DATA SEGMENT ::
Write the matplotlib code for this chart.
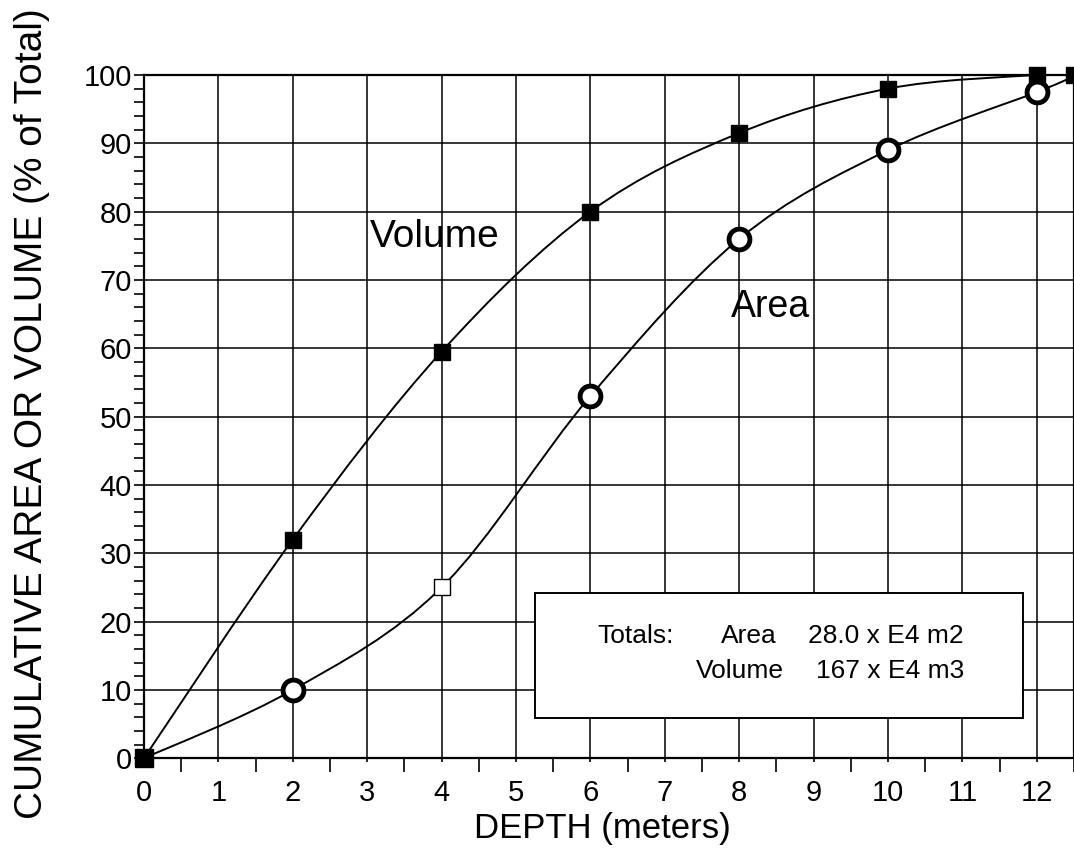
import numpy as np
import matplotlib.pyplot as plt
from matplotlib.path import Path
from matplotlib.patches import PathPatch, Rectangle
from matplotlib.ticker import MultipleLocator

plt.rcParams['font.family'] = ['Liberation Sans', 'DejaVu Sans']

depth = [0, 2, 4, 6, 8, 10, 12, 12.5]
volume = [0, 32, 59.5, 80, 91.5, 98, 100, 100]
area = [0, 10, 25, 53, 76, 89, 97.5, 99.8]


def smooth_path(xs, ys):
    # Catmull-Rom style bezier through the points
    pts = np.column_stack([xs, ys])
    verts = [pts[0]]
    codes = [Path.MOVETO]
    for i in range(len(pts) - 1):
        p0 = pts[i - 1] if i > 0 else pts[i]
        p1, p2 = pts[i], pts[i + 1]
        p3 = pts[i + 2] if i + 2 < len(pts) else pts[i + 1]
        c1 = p1 + (p2 - p0) / 6
        c2 = p2 - (p3 - p1) / 6
        verts += [c1, c2, p2]
        codes += [Path.CURVE4] * 3
    return Path(verts, codes)


fig = plt.figure(figsize=(10.74, 8.52), dpi=100)
ax = fig.add_axes([0.134, 0.110, 0.866, 0.802])

for ys in (volume, area):
    ax.add_patch(PathPatch(smooth_path(depth, ys), fill=False, lw=1.4, color='black', zorder=3))

# markers
ax.plot(depth[1:], volume[1:], 's', color='black', ms=12, zorder=5, clip_on=False)
circ = [i for i in range(1, 7) if i != 2]
ax.plot([depth[i] for i in circ], [area[i] for i in circ], 'o', mfc='white', mec='black',
        mew=3.5, ms=15, zorder=6, clip_on=False)
ax.plot(depth[2], area[2], 's', mfc='white', mec='black', mew=1, ms=12, zorder=6)
ax.plot(depth[0], volume[0], 's', color='black', ms=13, zorder=7, clip_on=False)

ax.set_xlim(0, 12.5)
ax.set_ylim(0, 100)
ax.xaxis.set_major_locator(MultipleLocator(1))
ax.xaxis.set_minor_locator(MultipleLocator(0.5))
ax.yaxis.set_major_locator(MultipleLocator(10))
ax.yaxis.set_minor_locator(MultipleLocator(2))
ax.grid(True, which='major', color='black', lw=1.1)
ax.tick_params(which='both', direction='out', labelsize=21, width=1.2)
ax.tick_params(axis='x', which='major', length=3, pad=12)
ax.tick_params(axis='x', which='minor', length=10)
ax.tick_params(axis='y', which='both', length=7.5, pad=1)
for s in ax.spines.values():
    s.set_linewidth(1.6)

ax.set_xlabel('DEPTH (meters)', fontsize=25)
ax.xaxis.set_label_coords(0.4925, -0.078)
ax.set_ylabel('CUMULATIVE AREA OR VOLUME (% of Total)', fontsize=28)
ax.yaxis.set_label_coords(-0.101, 0.504)

ax.text(3.03, 76.3, 'Volume', fontsize=28, va='center', ha='left', zorder=4)
ax.text(7.89, 66.0, 'Area', fontsize=27, va='center', ha='left', zorder=4)

ax.add_patch(Rectangle((5.26, 5.86), 6.55, 18.34, facecolor='white', edgecolor='black',
                       lw=1.4, zorder=8))
box_fs = 19
ax.text(6.09, 17.86, 'Totals:', fontsize=box_fs, ha='left', va='center', zorder=9)
ax.text(8.51, 17.86, 'Area', fontsize=box_fs, ha='right', va='center', zorder=9)
ax.text(11.02, 17.86, '28.0 x E4 m2', fontsize=box_fs, ha='right', va='center', zorder=9)
ax.text(8.60, 12.74, 'Volume', fontsize=box_fs, ha='right', va='center', zorder=9)
ax.text(11.02, 12.74, '167 x E4 m3', fontsize=box_fs, ha='right', va='center', zorder=9)

fig.savefig('out.png', dpi=100)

BRIEF ::
Strip out the pictures and quote the remaining data word for word.

SOLUTION FOR THIS PROBLEM ::
Write the matplotlib code for this chart.
import numpy as np
import matplotlib.pyplot as plt
from matplotlib.path import Path
from matplotlib.patches import PathPatch, Rectangle
from matplotlib.ticker import MultipleLocator

plt.rcParams['font.family'] = ['Liberation Sans', 'DejaVu Sans']

depth = [0, 2, 4, 6, 8, 10, 12, 12.5]
volume = [0, 32, 59.5, 80, 91.5, 98, 100, 100]
area = [0, 10, 25, 53, 76, 89, 97.5, 99.8]


def smooth_path(xs, ys):
    # Catmull-Rom style bezier through the points
    pts = np.column_stack([xs, ys])
    verts = [pts[0]]
    codes = [Path.MOVETO]
    for i in range(len(pts) - 1):
        p0 = pts[i - 1] if i > 0 else pts[i]
        p1, p2 = pts[i], pts[i + 1]
        p3 = pts[i + 2] if i + 2 < len(pts) else pts[i + 1]
        c1 = p1 + (p2 - p0) / 6
        c2 = p2 - (p3 - p1) / 6
        verts += [c1, c2, p2]
        codes += [Path.CURVE4] * 3
    return Path(verts, codes)


fig = plt.figure(figsize=(10.74, 8.52), dpi=100)
ax = fig.add_axes([0.134, 0.110, 0.866, 0.802])

for ys in (volume, area):
    ax.add_patch(PathPatch(smooth_path(depth, ys), fill=False, lw=1.4, color='black', zorder=3))

# markers
ax.plot(depth[1:], volume[1:], 's', color='black', ms=12, zorder=5, clip_on=False)
circ = [i for i in range(1, 7) if i != 2]
ax.plot([depth[i] for i in circ], [area[i] for i in circ], 'o', mfc='white', mec='black',
        mew=3.5, ms=15, zorder=6, clip_on=False)
ax.plot(depth[2], area[2], 's', mfc='white', mec='black', mew=1, ms=12, zorder=6)
ax.plot(depth[0], volume[0], 's', color='black', ms=13, zorder=7, clip_on=False)

ax.set_xlim(0, 12.5)
ax.set_ylim(0, 100)
ax.xaxis.set_major_locator(MultipleLocator(1))
ax.xaxis.set_minor_locator(MultipleLocator(0.5))
ax.yaxis.set_major_locator(MultipleLocator(10))
ax.yaxis.set_minor_locator(MultipleLocator(2))
ax.grid(True, which='major', color='black', lw=1.1)
ax.tick_params(which='both', direction='out', labelsize=21, width=1.2)
ax.tick_params(axis='x', which='major', length=3, pad=12)
ax.tick_params(axis='x', which='minor', length=10)
ax.tick_params(axis='y', which='both', length=7.5, pad=1)
for s in ax.spines.values():
    s.set_linewidth(1.6)

ax.set_xlabel('DEPTH (meters)', fontsize=25)
ax.xaxis.set_label_coords(0.4925, -0.078)
ax.set_ylabel('CUMULATIVE AREA OR VOLUME (% of Total)', fontsize=28)
ax.yaxis.set_label_coords(-0.101, 0.504)

ax.text(3.03, 76.3, 'Volume', fontsize=28, va='center', ha='left', zorder=4)
ax.text(7.89, 66.0, 'Area', fontsize=27, va='center', ha='left', zorder=4)

ax.add_patch(Rectangle((5.26, 5.86), 6.55, 18.34, facecolor='white', edgecolor='black',
                       lw=1.4, zorder=8))
box_fs = 19
ax.text(6.09, 17.86, 'Totals:', fontsize=box_fs, ha='left', va='center', zorder=9)
ax.text(8.51, 17.86, 'Area', fontsize=box_fs, ha='right', va='center', zorder=9)
ax.text(11.02, 17.86, '28.0 x E4 m2', fontsize=box_fs, ha='right', va='center', zorder=9)
ax.text(8.60, 12.74, 'Volume', fontsize=box_fs, ha='right', va='center', zorder=9)
ax.text(11.02, 12.74, '167 x E4 m3', fontsize=box_fs, ha='right', va='center', zorder=9)

fig.savefig('out.png', dpi=100)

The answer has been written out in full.